[Given exercise] All lines from the beginning of the listing through the line with "from matplotlib import pyplot as plt" are to be copied word for word; the pictures are not.
┌────────
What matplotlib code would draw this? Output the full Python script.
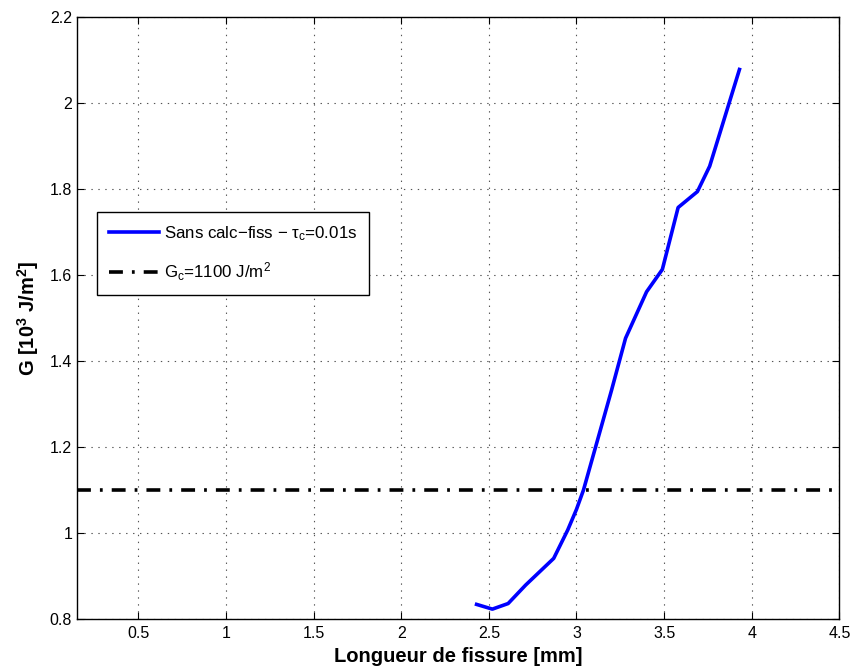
import numpy as np
import matplotlib
matplotlib.use("Agg")
from matplotlib import pyplot as plt

plt.rcParams['font.family'] = ['Liberation Sans', 'DejaVu Sans']
plt.rcParams['mathtext.fontset'] = 'custom'
plt.rcParams['mathtext.rm'] = 'Liberation Sans'
plt.rcParams['mathtext.it'] = 'Liberation Sans:italic'
plt.rcParams['mathtext.bf'] = 'Liberation Sans:bold'
plt.rcParams['lines.scale_dashes'] = False

# crack length [mm] and G [10^3 J/m^2]
longueur = [2.43, 2.52, 2.61, 2.71, 2.87, 2.95, 3.00, 3.04, 3.12, 3.20, 3.28, 3.40, 3.49, 3.58, 3.69, 3.76, 3.93]
G = [0.834, 0.823, 0.836, 0.879, 0.941, 1.007, 1.055, 1.10, 1.216, 1.332, 1.453, 1.561, 1.613, 1.757, 1.794, 1.853, 2.078]
Gc = 1.1

xticks = [0.5, 1, 1.5, 2, 2.5, 3, 3.5, 4, 4.5]
yticks = [0.8, 1, 1.2, 1.4, 1.6, 1.8, 2, 2.2]

fig = plt.figure(figsize=(8.53, 6.7), dpi=100)
ax = fig.add_axes([0.0903, 0.0761, 0.8937, 0.8985])

ax.plot(longueur, G, color='#0000ff', lw=2.6,
        label='Sans calc$-$fiss $-$ $\\mathregular{\\tau_c}$=0.01s')
ax.axhline(Gc, color='black', lw=2.6, dashes=(10, 6.5, 2, 6.5),
           label='G$_\\mathregular{c}$=1100 J/m$^\\mathregular{2}$')

ax.set_xlim(0.15, 4.5)
ax.set_ylim(0.8, 2.2)
ax.set_xticks(xticks)
ax.set_xticklabels(['0.5', '1', '1.5', '2', '2.5', '3', '3.5', '4', '4.5'])
ax.set_yticks(yticks)
ax.set_yticklabels(['0.8', '1', '1.2', '1.4', '1.6', '1.8', '2', '2.2'])
ax.tick_params(direction='in', top=True, right=True, labelsize=11.5, length=5, width=0.8)
ax.tick_params(axis='x', pad=5)
ax.grid(True, linestyle=(0, (1, 4)), color='#555555', lw=0.8)
for s in ax.spines.values():
    s.set_linewidth(1.0)

ax.set_xlabel('Longueur de fissure [mm]', fontsize=14.5, fontweight='bold', labelpad=4)
ax.set_ylabel('G [$\\mathbf{10^3}$ J/m$\\mathbf{^2}$]', fontsize=14.5, fontweight='bold', labelpad=6)

leg = ax.legend(loc='upper left', bbox_to_anchor=(0.0258, 0.6756), borderaxespad=0,
                fontsize=12.2, handlelength=2.95, handletextpad=0.3, labelspacing=1.05,
                borderpad=0.7, fancybox=False, framealpha=1, edgecolor='black')
leg.get_frame().set_linewidth(1.0)

fig.savefig('out.png', dpi=100)
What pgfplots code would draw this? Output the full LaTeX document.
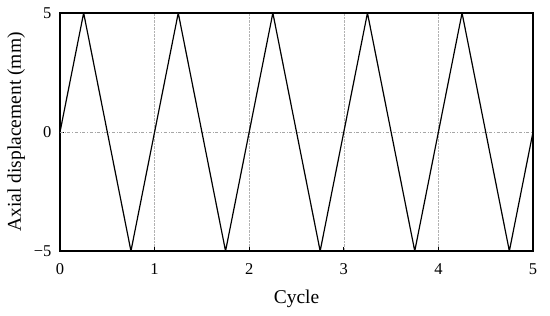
\documentclass[border=0pt]{standalone}
\usepackage{fontspec}
\setmainfont{Liberation Serif}
\usepackage{pgfplots}
\pgfplotsset{compat=1.18}
\begin{document}
\begin{tikzpicture}
  \begin{axis}[
      scale only axis,
      width=473pt, height=238pt,
      xmin=0, xmax=5, ymin=-5, ymax=5,
      xtick={0,1,2,3,4,5},
      ytick={-5,0,5},
      yticklabels={−5,0,5},
      /pgf/number format/assume math mode=true,
      tick label style={font=\fontsize{16.5pt}{18pt}\selectfont},
      x tick label style={yshift=-9pt},
      y tick label style={xshift=-5pt},
      tick align=inside,
      major tick length=4pt,
      tick style={black, line width=0.8pt},
      xtick pos=bottom, ytick pos=left,
      axis line style={line width=1.6pt},
      xmajorgrids,
      grid style={gray!60, densely dotted, line width=0.6pt},
      xlabel={Cycle},
      ylabel={Axial displacement (mm)},
      label style={font=\fontsize{19.5pt}{22pt}\selectfont},
      xlabel style={yshift=-8pt},
      ylabel style={yshift=2pt},
    ]
    \addplot[gray!70, dash dot, line width=1pt] coordinates {(0,0) (5,0)};
    \addplot[black, line width=1.2pt, line join=miter] coordinates {
      (0,0) (0.25,5) (0.75,-5) (1.25,5) (1.75,-5) (2.25,5) (2.75,-5)
      (3.25,5) (3.75,-5) (4.25,5) (4.75,-5) (5,0)
    };
  \end{axis}
  \pgfresetboundingbox
  \path ([shift={(-60pt,-64pt)}]current axis.south west) rectangle ([shift={(17pt,13pt)}]current axis.north east);
\end{tikzpicture}
\end{document}
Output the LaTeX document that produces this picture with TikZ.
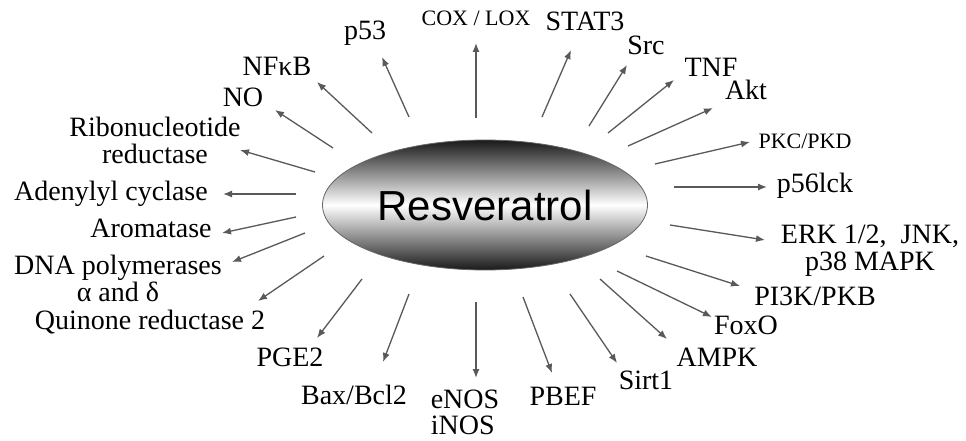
└────────
[Exercise answer]
What matplotlib code would draw this? Output the full Python script.
import numpy as np
import matplotlib
matplotlib.use("Agg")
from matplotlib import pyplot as plt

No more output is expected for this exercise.